Semantic Layer: Define metrics once in dbt, query them from any BI tool. The metric definition lives in code, not scattered across five different dashboard tools.

# models/metrics/revenue_metrics.yml
metrics:
  - name: monthly_recurring_revenue
    label: MRR
    description: "Monthly recurring revenue from active subscriptions"
    model: ref('fct_subscriptions')
    calculation_method: sum
    expression: mrr_amount
    timestamp: subscription_date
    time_grains: [month, quarter, year]
    dimensions:
      - plan_type
      - country
      - acquisition_channel

The Streaming Lakehouse: Near-Real-Time Analytics

The traditional batch-processed data warehouse had a fundamental limitation: data was always hours or days old. The streaming lakehouse closes that gap.
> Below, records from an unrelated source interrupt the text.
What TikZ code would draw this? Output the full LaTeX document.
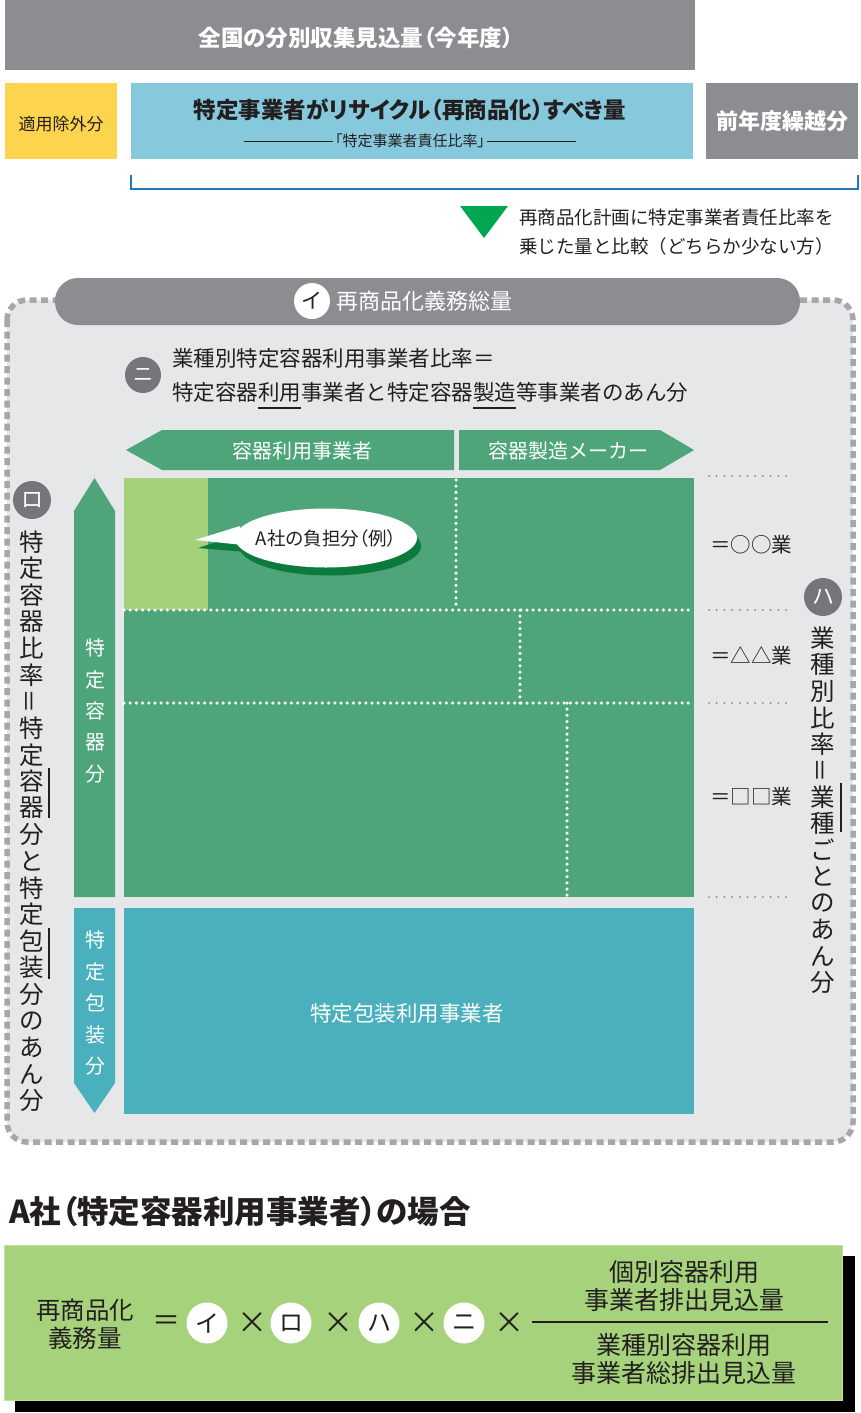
\documentclass[tikz,border=0pt]{standalone}
\usepackage{fontspec}
\usepackage{graphicx}
\setmainfont{Noto Sans CJK JP}
\usetikzlibrary{calc}
\definecolor{dgray}{HTML}{8C8D91}
\definecolor{cgray}{HTML}{75767A}
\definecolor{bluebox}{HTML}{86C8DC}
\definecolor{yell}{HTML}{FDD44D}
\definecolor{bblue}{HTML}{1F78BE}
\definecolor{tgreen}{HTML}{00A650}
\definecolor{bgl}{HTML}{E6E7E9}
\definecolor{dashg}{HTML}{A6A7AA}
\definecolor{mgreen}{HTML}{4EA57A}
\definecolor{lgreen}{HTML}{A4D17A}
\definecolor{tealc}{HTML}{4BB0BD}
\definecolor{shgreen}{HTML}{0B7A3A}
\definecolor{fgreen}{HTML}{A5D27B}
\definecolor{txt}{HTML}{231F20}
\newcommand\setfs[1]{\fontsize{#1}{#1}\selectfont}
\newcommand\palt{\addfontfeature{RawFeature=+palt}}
\newcommand\vtxt[6]{% x, y0, pitch, size, colour, list
  \foreach \ch [count=\i from 0] in {#6}
    \node[inner sep=0pt, text=#5, font=\setfs{#4}] at (#1, #2+#3*\i) {\ch};}
\begin{document}
\begin{tikzpicture}[x=1pt,y=-1pt,
  lbl/.style={inner sep=0pt, text=txt},
  wlbl/.style={inner sep=0pt, text=white},
  wdots/.style={white, line width=3.5pt, dash pattern=on 0pt off 6.2pt, line cap=round},
  gdots/.style={dashg!80!black, line width=2pt, dash pattern=on 0pt off 7.7pt, line cap=round},
  badge/.style={circle, fill=cgray, text=white, minimum size=38pt, inner sep=0pt, font=\setfs{22}},
  wbadge/.style={circle, fill=white, text=txt, minimum size=41pt, inner sep=0pt, font=\setfs{24}},
  bar/.style={txt, line width=1.5pt}
]
\useasboundingbox (0,0) rectangle (860,1413);
\fill[white] (0,0) rectangle (860,1413);

% ---------- top blocks
\fill[dgray] (5,0) rectangle (695,70);
\node[wlbl, font=\setfs{22.5}\bfseries\palt] (t1) at (356,38) {全国の分別収集見込量（今年度）};
\fill[yell] (5,83) rectangle (117,159);
\node[lbl, font=\setfs{17}] (t2) at (61,124) {適用除外分};
\fill[bluebox] (131,83) rectangle (693,159);
\node[lbl, font=\setfs{22.5}\bfseries\palt] (t3) at (410,110) {特定事業者がリサイクル（再商品化）すべき量};
\node[lbl, font=\setfs{15}\palt] (t4) at (410,141) {「特定事業者責任比率」};
\draw[txt, line width=0.7pt] (244,141) -- ([xshift=-2pt]t4.west) ([xshift=2pt]t4.east) -- (576,141);
\fill[dgray] (706,83) rectangle (858,159);
\node[wlbl, font=\setfs{22}\bfseries] (t5) at (782,121) {前年度繰越分};
\draw[bblue, line width=2.5pt] (131,175) -- (131,189) -- (858,189) -- (858,175);
\fill[tgreen] (460,206) -- (508,206) -- (484,238) -- cycle;
\node[lbl, font=\setfs{18.5}, anchor=west] (t6) at (519,218) {再商品化計画に特定事業者責任比率を};
\node[lbl, font=\setfs{18.5}, anchor=west] (t7) at (519,246) {乗じた量と比較（どちらか少ない方）};

% ---------- dashed frame
\draw[dashg, line width=5.5pt, dash pattern=on 7pt off 4.5pt, fill=bgl, rounded corners=20pt] (7,300) rectangle (853,1142);
\fill[dgray, rounded corners=23pt] (55,278) rectangle (800,325);
\node[circle, fill=white, text=txt, minimum size=36pt, inner sep=0pt, font=\setfs{21}] (ci) at (312,301) {イ};
\node[wlbl, font=\setfs{22}, anchor=west] (t8) at (336,301) {再商品化義務総量};

\node[badge, minimum size=36pt, font=\setfs{20}] (cn) at (143,375) {ニ};
\node[lbl, font=\setfs{21.5}, anchor=west] (t9) at (172,358) {業種別特定容器利用事業者比率＝};
\node[lbl, font=\setfs{21.5}, anchor=west] (t10) at (172,392) {特定容器利用事業者と特定容器製造等事業者のあん分};
\draw[bar] ($(t10.west)+(4*21.5,16)$) -- ++(43,0);
\draw[bar] ($(t10.west)+(14*21.5,16)$) -- ++(43,0);

% banners
\fill[mgreen] (126,450) -- (162,430) -- (454,430) -- (454,470) -- (162,470) -- cycle;
\fill[mgreen] (459,430) -- (660,430) -- (694,450) -- (660,470) -- (459,470) -- cycle;
\node[wlbl, font=\setfs{20}] (t11) at (302,451) {容器利用事業者};
\node[wlbl, font=\setfs{20}] (t12) at (568,451) {容器製造メーカー};

% main grid
\fill[mgreen] (124,478) rectangle (694,897);
\fill[lgreen] (124,478) rectangle (208,610);
\draw[wdots] (124,610) -- (694,610);
\draw[wdots] (124,703) -- (694,703);
\draw[wdots] (456,480) -- (456,610);
\draw[wdots] (520,610) -- (520,703);
\draw[wdots] (567,703) -- (567,897);

% right side labels
\draw[gdots] (709,476) -- (793,476);
\draw[gdots] (709,610) -- (793,610);
\draw[gdots] (709,703) -- (793,703);
\draw[gdots] (709,897) -- (793,897);
\node[lbl, font=\setfs{20.5}] (u1) at (751,545) {＝○○業};
\node[lbl, font=\setfs{20.5}] (u2) at (751,656) {＝△△業};
\node[lbl, font=\setfs{20.5}] (u3) at (751,797) {＝□□業};

\node[badge] (ch) at (823,597) {ハ};
\vtxt{823}{638}{26.5}{24.5}{txt}{業,種,別,比,率,{\rotatebox{90}{＝}},業,種,ご,と,の,あ,ん,分}
\draw[bar] (841,783) -- (841,832);

% left side
\node[badge] (cr) at (32,500) {ロ};
\vtxt{32}{542}{26.6}{24.5}{txt}{特,定,容,器,比,率,{\rotatebox{90}{＝}},特,定,容,器,分,と,特,定,包,装,分,の,あ,ん,分}
\draw[bar] (49,768) -- (49,818);
\draw[bar] (49,928) -- (49,979);

\fill[mgreen] (94.5,478) -- (115,511) -- (115,897) -- (74,897) -- (74,511) -- cycle;
\vtxt{95}{648}{31.5}{20}{white}{特,定,容,器,分}
\fill[tealc] (74,908) -- (115,908) -- (115,1083) -- (94.5,1113) -- (74,1083) -- cycle;
\vtxt{95}{940}{31.5}{20}{white}{特,定,包,装,分}

\fill[tealc] (124,908) rectangle (694,1114);
\node[wlbl, font=\setfs{21.5}] (t13) at (407,1013) {特定包装利用事業者};

% speech bubble
\fill[shgreen] (330,546) ellipse [x radius=91, y radius=29.5];
\fill[shgreen] (198,548) -- (242,534) -- (246,552) -- cycle;
\fill[white] (195,540) -- (240,526) -- (243,545) -- cycle;
\fill[white] (326,538) ellipse [x radius=91, y radius=29.5];
\node[lbl, font=\setfs{18.5}\palt] (t14) at (326,538) {A社の負担分（例）};

% ---------- bottom formula
\node[lbl, font=\setfs{31.5}\bfseries\palt, anchor=west] (h) at (9,1212) {A社（特定容器利用事業者）の場合};
\fill[black] (15,1256) rectangle (855,1412);
\fill[fgreen] (4,1245) rectangle (843,1401);
\draw[fgreen!70!white, line width=1pt] (4.5,1245.5) rectangle (842.5,1400.5);
\node[lbl, font=\setfs{24.5}] (f1) at (85,1310) {再商品化};
\node[lbl, font=\setfs{24.5}] (f2) at (85,1338) {義務量};
\node[lbl, font=\setfs{28}] (eq) at (166,1323) {＝};
\node[wbadge] (w1) at (207,1323) {イ};
\node[lbl, font=\setfs{30}] (x1) at (252,1323) {×};
\node[wbadge] (w2) at (291,1323) {ロ};
\node[lbl, font=\setfs{30}] (x2) at (338,1323) {×};
\node[wbadge] (w3) at (379,1323) {ハ};
\node[lbl, font=\setfs{30}] (x3) at (424,1323) {×};
\node[wbadge] (w4) at (464,1323) {ニ};
\node[lbl, font=\setfs{30}] (x4) at (509,1323) {×};
\coordinate (fl) at (532,1322);
\coordinate (fr) at (828,1322);
\draw[txt, line width=1.2pt] (fl) -- (fr);
\node[lbl, font=\setfs{25}] (n1) at (684,1272) {個別容器利用};
\node[lbl, font=\setfs{25}] (n2) at (684,1300) {事業者排出見込量};
\node[lbl, font=\setfs{25}] (d1) at (684,1345) {業種別容器利用};
\node[lbl, font=\setfs{25}] (d2) at (684,1373) {事業者総排出見込量};
\end{tikzpicture}
\end{document}
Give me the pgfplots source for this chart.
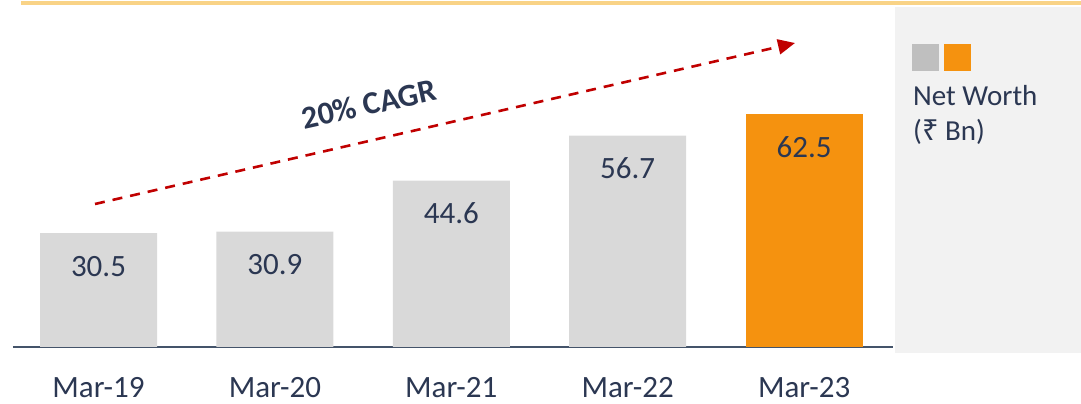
\documentclass[border=0pt]{standalone}
\usepackage{fontspec}
\setmainfont{Carlito}
\newfontfamily\rupeefont{Noto Sans}
\usepackage{pgfplots}
\pgfplotsset{compat=1.18}
\usetikzlibrary{arrows.meta}
\definecolor{navy}{HTML}{2B3752}
\definecolor{bargray}{HTML}{D9D9D9}
\definecolor{leggray}{HTML}{BFBFBF}
\definecolor{barorange}{HTML}{F5920F}
\definecolor{panel}{HTML}{F2F2F2}
\definecolor{topline}{HTML}{F9D386}
\definecolor{axisc}{HTML}{44546A}
\definecolor{arrowred}{HTML}{C00000}
\newcommand{\bigf}{\fontsize{31}{36}\selectfont}
\newcommand{\legf}{\fontsize{29}{34}\selectfont}
\begin{document}
\begin{tikzpicture}[x=1pt,y=1pt]
\useasboundingbox (0,0) rectangle (1081,404);
\fill[panel] (895,51) rectangle (1081,397);
\draw[topline, line width=4pt] (21,400.5) -- (1081,400.5);
\begin{axis}[
  at={(98.5pt,57pt)}, anchor=origin,
  x=176.4pt, y=3.73pt,
  xmin=-0.485, xmax=4.504, ymin=0, ymax=92,
  clip=false,
  axis x line=bottom, axis y line=none,
  x axis line style={-, draw=axisc, line width=1.5pt},
  ytick=\empty,
  xtick={0,1,2,3,4},
  xticklabels={Mar-19,Mar-20,Mar-21,Mar-22,Mar-23},
  major tick length=0pt,
  xticklabel style={anchor=base, yshift=-50pt, text=navy, font=\bigf},
  ybar,
  nodes near coords,
  every node near coord/.append style={anchor=center, yshift=-33pt, text=navy, font=\bigf},
  /pgf/number format/.cd, fixed, fixed zerofill, precision=1, assume math mode=true,
]
\addplot[ybar, bar width=117pt, bar shift=0pt, fill=bargray, draw=none]
  coordinates {(0,30.5) (1,30.9) (2,44.6) (3,56.7)};
\addplot[ybar, bar width=117pt, bar shift=0pt, fill=barorange, draw=none]
  coordinates {(4,62.5)};
\end{axis}
\draw[arrowred, line width=2.6pt, dash pattern=on 10pt off 8pt, -{Triangle[length=17pt,width=15pt]}] (95,200) -- (795,361);
\node[rotate=12.5, text=navy, font=\fontsize{32}{38}\selectfont\bfseries] at (369,300) {20\% CAGR};
\fill[leggray] (912,333) rectangle (939,360);
\fill[barorange] (944,333) rectangle (971,360);
\node[anchor=base west, inner sep=0, text=navy, font=\legf] at (913,298) {Net Worth};
\node[anchor=base west, inner sep=0, text=navy, font=\legf] at (913,263) {({\rupeefont ₹} Bn)};
\end{tikzpicture}
\end{document}
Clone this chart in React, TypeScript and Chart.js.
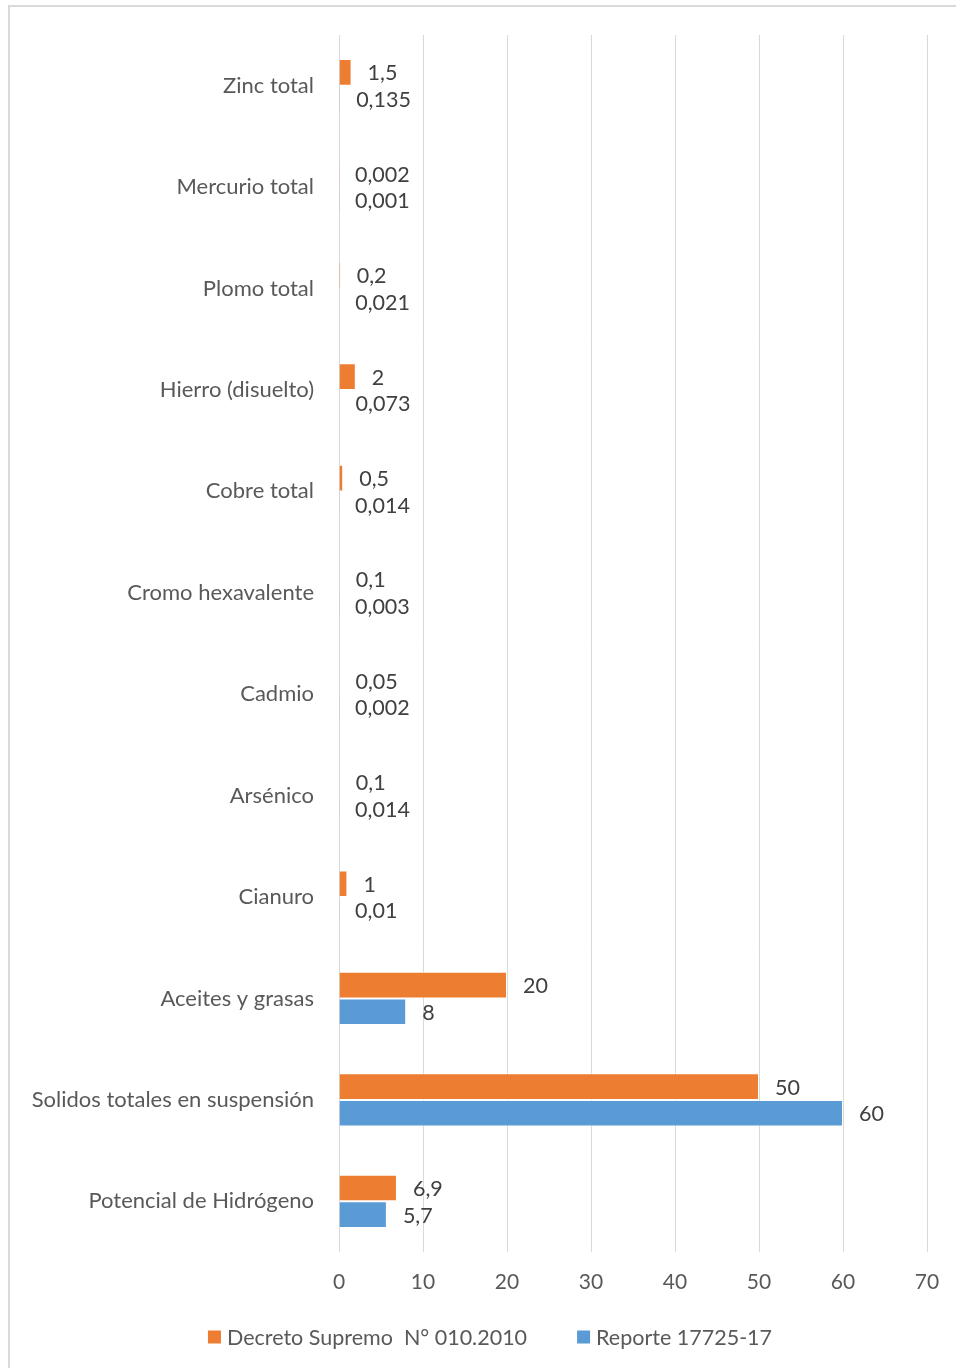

Photo by Alexandre Debiève on Unsplash

The architecture:

Events → Kafka/Kinesis
    → Flink/Spark Streaming (transforms)
    → Iceberg tables (with streaming writes)
    → Query engines (seconds of latency)

Apache Flink has become the standard streaming processor for this pattern. Its Iceberg sink allows streaming writes while maintaining ACID semantics:

# Flink → Iceberg streaming write
from pyflink.table import TableEnvironment

env = TableEnvironment.create(...)

# Read from Kafka
env.execute_sql("""
    CREATE TABLE kafka_events (
        user_id BIGINT,
        event_type STRING,
        event_time TIMESTAMP(3),
        WATERMARK FOR event_time AS event_time - INTERVAL '5' SECOND
    ) WITH (
        'connector' = 'kafka',
        'topic' = 'user-events',
        'format' = 'json'
    )
""")

# Write to Iceberg with streaming semantics
env.execute_sql("""
    CREATE TABLE iceberg_events (
        user_id BIGINT,
        event_type STRING,
        event_time TIMESTAMP(3)
    ) WITH (
        'connector' = 'iceberg',
        'catalog-name' = 'prod_catalog',
        'catalog-database' = 'events',
        'catalog-table' = 'user_events'
    )
""")

# Stream from Kafka to Iceberg
env.execute_sql("INSERT INTO iceberg_events SELECT * FROM kafka_events")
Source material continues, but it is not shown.